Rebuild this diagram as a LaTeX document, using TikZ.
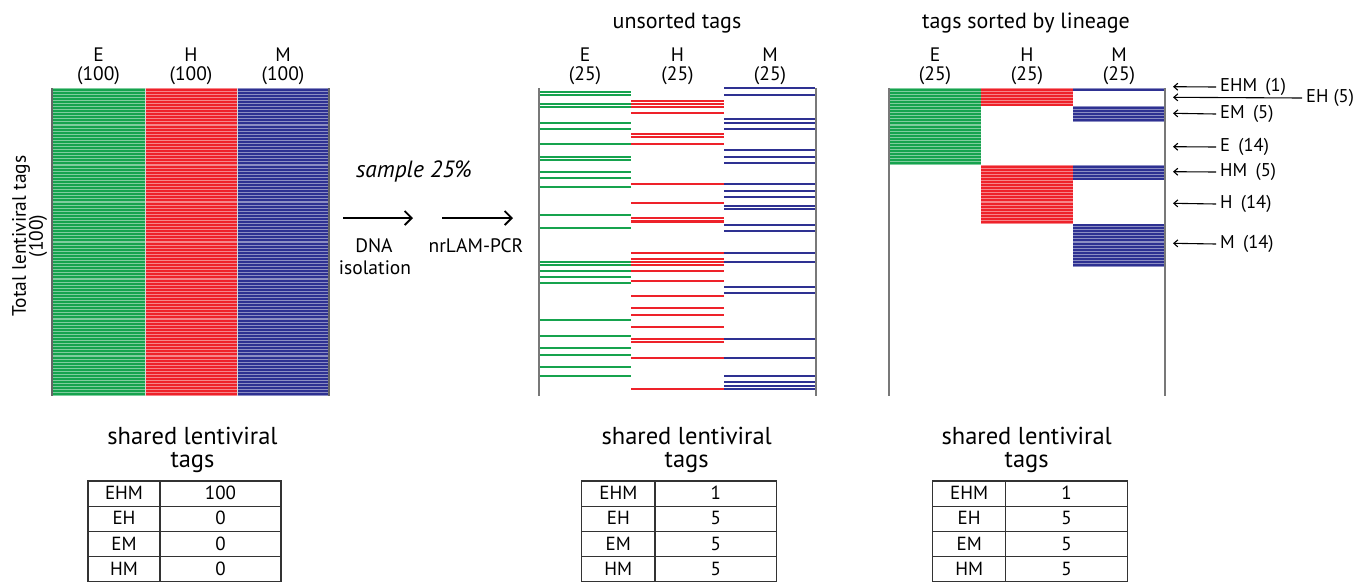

...

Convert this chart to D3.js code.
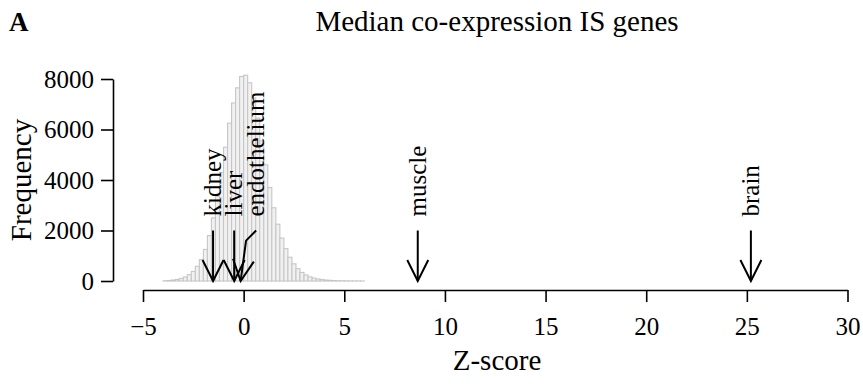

==

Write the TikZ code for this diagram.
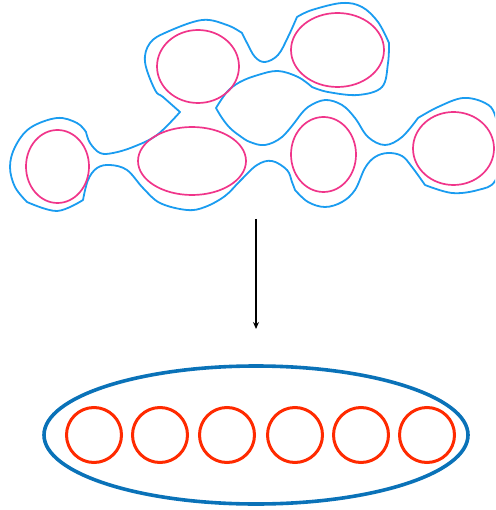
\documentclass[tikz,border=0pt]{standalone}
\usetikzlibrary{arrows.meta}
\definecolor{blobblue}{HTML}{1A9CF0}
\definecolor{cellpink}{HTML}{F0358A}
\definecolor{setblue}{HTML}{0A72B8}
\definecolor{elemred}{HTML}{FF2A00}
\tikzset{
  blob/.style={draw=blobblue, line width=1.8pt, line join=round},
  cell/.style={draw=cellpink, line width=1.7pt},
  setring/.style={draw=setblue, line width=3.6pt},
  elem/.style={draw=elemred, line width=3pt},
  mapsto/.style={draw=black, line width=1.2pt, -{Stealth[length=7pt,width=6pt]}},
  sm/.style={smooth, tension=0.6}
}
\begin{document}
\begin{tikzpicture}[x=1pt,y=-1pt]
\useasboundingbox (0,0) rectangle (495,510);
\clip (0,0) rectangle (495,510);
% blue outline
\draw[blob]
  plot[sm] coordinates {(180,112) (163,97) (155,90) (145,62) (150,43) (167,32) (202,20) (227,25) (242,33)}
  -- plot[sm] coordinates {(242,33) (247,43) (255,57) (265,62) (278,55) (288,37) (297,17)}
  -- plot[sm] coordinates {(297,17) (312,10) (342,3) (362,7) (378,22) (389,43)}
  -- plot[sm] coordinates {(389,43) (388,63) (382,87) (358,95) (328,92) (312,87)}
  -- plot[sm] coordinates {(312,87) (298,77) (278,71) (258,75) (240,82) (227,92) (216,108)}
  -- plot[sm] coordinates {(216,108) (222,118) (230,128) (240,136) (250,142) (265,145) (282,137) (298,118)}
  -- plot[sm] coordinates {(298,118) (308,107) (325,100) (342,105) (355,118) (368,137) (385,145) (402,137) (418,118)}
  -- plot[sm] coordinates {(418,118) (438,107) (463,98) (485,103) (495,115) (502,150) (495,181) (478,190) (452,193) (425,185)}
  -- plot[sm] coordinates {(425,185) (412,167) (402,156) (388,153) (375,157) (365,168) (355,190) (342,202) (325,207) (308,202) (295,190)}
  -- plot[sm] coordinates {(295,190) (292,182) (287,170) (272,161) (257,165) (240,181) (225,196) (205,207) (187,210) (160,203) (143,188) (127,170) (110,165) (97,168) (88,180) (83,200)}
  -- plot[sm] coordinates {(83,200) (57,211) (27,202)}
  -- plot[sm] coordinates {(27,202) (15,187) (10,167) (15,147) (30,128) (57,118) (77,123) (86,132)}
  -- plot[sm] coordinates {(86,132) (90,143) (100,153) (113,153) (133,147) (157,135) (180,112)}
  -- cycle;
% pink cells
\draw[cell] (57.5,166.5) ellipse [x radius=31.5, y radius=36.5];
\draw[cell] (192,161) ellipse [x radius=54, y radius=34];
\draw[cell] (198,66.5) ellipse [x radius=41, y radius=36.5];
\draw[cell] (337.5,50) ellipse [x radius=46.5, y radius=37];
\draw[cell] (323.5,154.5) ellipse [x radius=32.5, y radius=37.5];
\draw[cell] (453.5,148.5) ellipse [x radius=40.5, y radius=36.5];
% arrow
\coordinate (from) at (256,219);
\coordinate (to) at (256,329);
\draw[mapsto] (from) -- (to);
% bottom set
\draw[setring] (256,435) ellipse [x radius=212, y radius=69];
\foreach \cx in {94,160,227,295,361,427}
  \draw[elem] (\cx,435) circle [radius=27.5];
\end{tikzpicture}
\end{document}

> DIRECTIVE: In the entries above, identify every line with the string "code".

> CORRECT ANSWER:
Convert this chart to D3.js code.
Write the TikZ code for this diagram.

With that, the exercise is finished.